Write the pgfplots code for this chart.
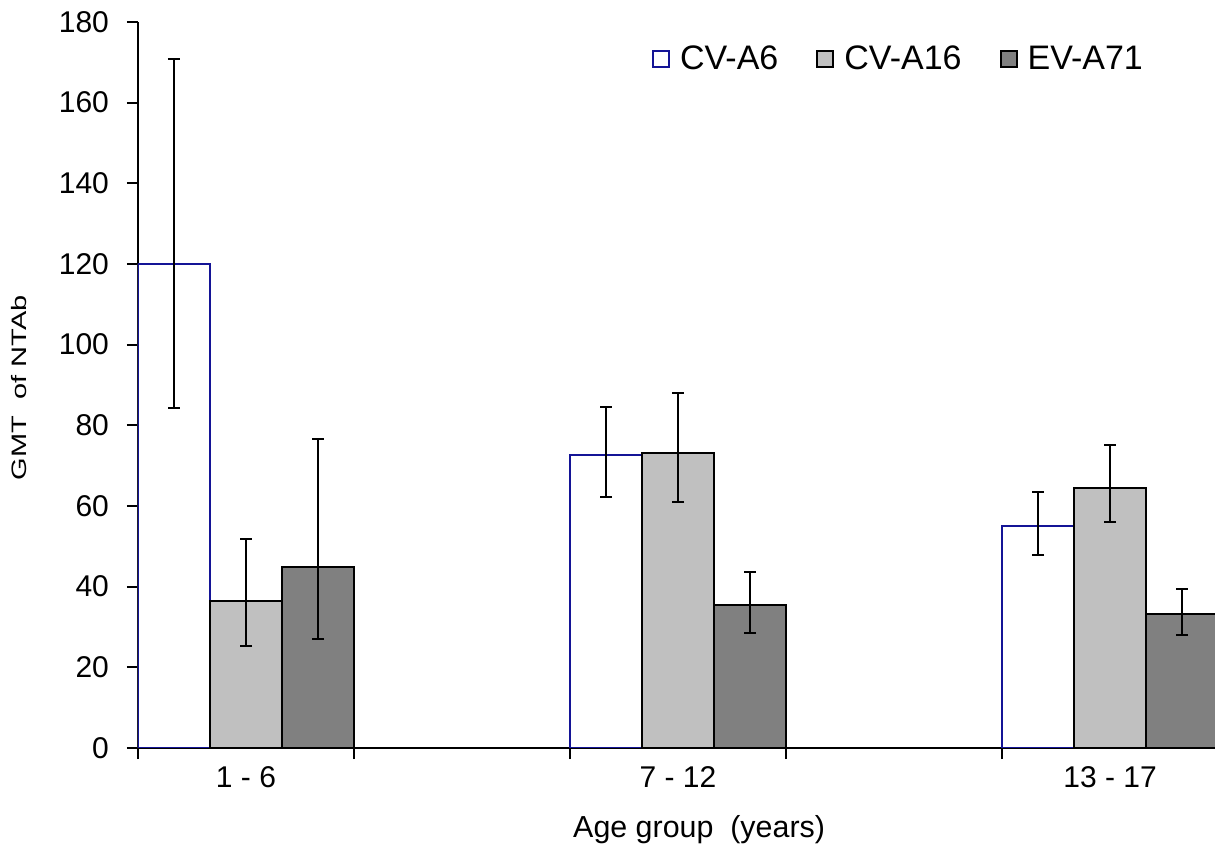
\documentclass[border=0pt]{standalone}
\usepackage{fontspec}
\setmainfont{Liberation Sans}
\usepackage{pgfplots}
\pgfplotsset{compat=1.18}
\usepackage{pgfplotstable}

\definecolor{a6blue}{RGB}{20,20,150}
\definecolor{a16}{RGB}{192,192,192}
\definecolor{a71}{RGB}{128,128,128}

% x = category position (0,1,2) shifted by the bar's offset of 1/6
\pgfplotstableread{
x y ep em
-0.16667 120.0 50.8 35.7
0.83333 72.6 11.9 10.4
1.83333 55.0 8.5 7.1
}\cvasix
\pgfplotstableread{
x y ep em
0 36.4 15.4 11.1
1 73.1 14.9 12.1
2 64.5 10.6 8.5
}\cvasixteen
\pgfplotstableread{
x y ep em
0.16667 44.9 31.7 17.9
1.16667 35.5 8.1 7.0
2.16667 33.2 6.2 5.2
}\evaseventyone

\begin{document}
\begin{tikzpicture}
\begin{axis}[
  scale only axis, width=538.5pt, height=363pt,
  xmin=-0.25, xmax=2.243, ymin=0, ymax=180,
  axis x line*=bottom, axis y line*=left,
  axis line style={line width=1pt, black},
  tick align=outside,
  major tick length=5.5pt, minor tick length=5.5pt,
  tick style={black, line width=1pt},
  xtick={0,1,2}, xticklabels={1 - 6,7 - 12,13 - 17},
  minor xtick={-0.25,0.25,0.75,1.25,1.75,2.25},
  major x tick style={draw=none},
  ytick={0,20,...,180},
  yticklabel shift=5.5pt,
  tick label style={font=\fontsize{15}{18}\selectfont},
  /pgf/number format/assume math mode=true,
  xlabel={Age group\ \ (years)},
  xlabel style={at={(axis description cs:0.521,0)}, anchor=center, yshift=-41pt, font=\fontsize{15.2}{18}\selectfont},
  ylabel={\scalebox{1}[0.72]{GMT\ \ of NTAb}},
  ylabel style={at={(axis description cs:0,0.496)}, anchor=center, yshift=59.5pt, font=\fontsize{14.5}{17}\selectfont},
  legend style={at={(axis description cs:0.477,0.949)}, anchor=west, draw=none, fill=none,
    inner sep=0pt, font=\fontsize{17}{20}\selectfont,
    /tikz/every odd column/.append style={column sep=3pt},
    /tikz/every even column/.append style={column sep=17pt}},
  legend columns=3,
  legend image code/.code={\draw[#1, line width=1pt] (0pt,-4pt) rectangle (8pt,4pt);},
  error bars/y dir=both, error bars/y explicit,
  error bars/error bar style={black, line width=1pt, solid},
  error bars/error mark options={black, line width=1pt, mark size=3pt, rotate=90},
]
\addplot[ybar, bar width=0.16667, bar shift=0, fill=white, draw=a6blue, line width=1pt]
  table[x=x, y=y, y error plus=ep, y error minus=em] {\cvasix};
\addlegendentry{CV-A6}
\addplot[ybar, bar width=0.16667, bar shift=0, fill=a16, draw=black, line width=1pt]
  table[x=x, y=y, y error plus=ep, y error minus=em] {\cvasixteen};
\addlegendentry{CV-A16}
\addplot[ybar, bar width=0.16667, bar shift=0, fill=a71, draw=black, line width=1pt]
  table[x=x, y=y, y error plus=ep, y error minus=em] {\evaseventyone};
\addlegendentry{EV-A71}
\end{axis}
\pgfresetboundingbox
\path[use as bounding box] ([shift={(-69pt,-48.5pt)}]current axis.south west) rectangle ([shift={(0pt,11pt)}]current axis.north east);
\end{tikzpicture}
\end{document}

■ ■ ■ ■ ■ ■ ■

Using the listing above, return all lines where the word "code" occurs.

Write the pgfplots code for this chart.
  legend image code/.code={\draw[#1, line width=1pt] (0pt,-4pt) rectangle (8pt,4pt);},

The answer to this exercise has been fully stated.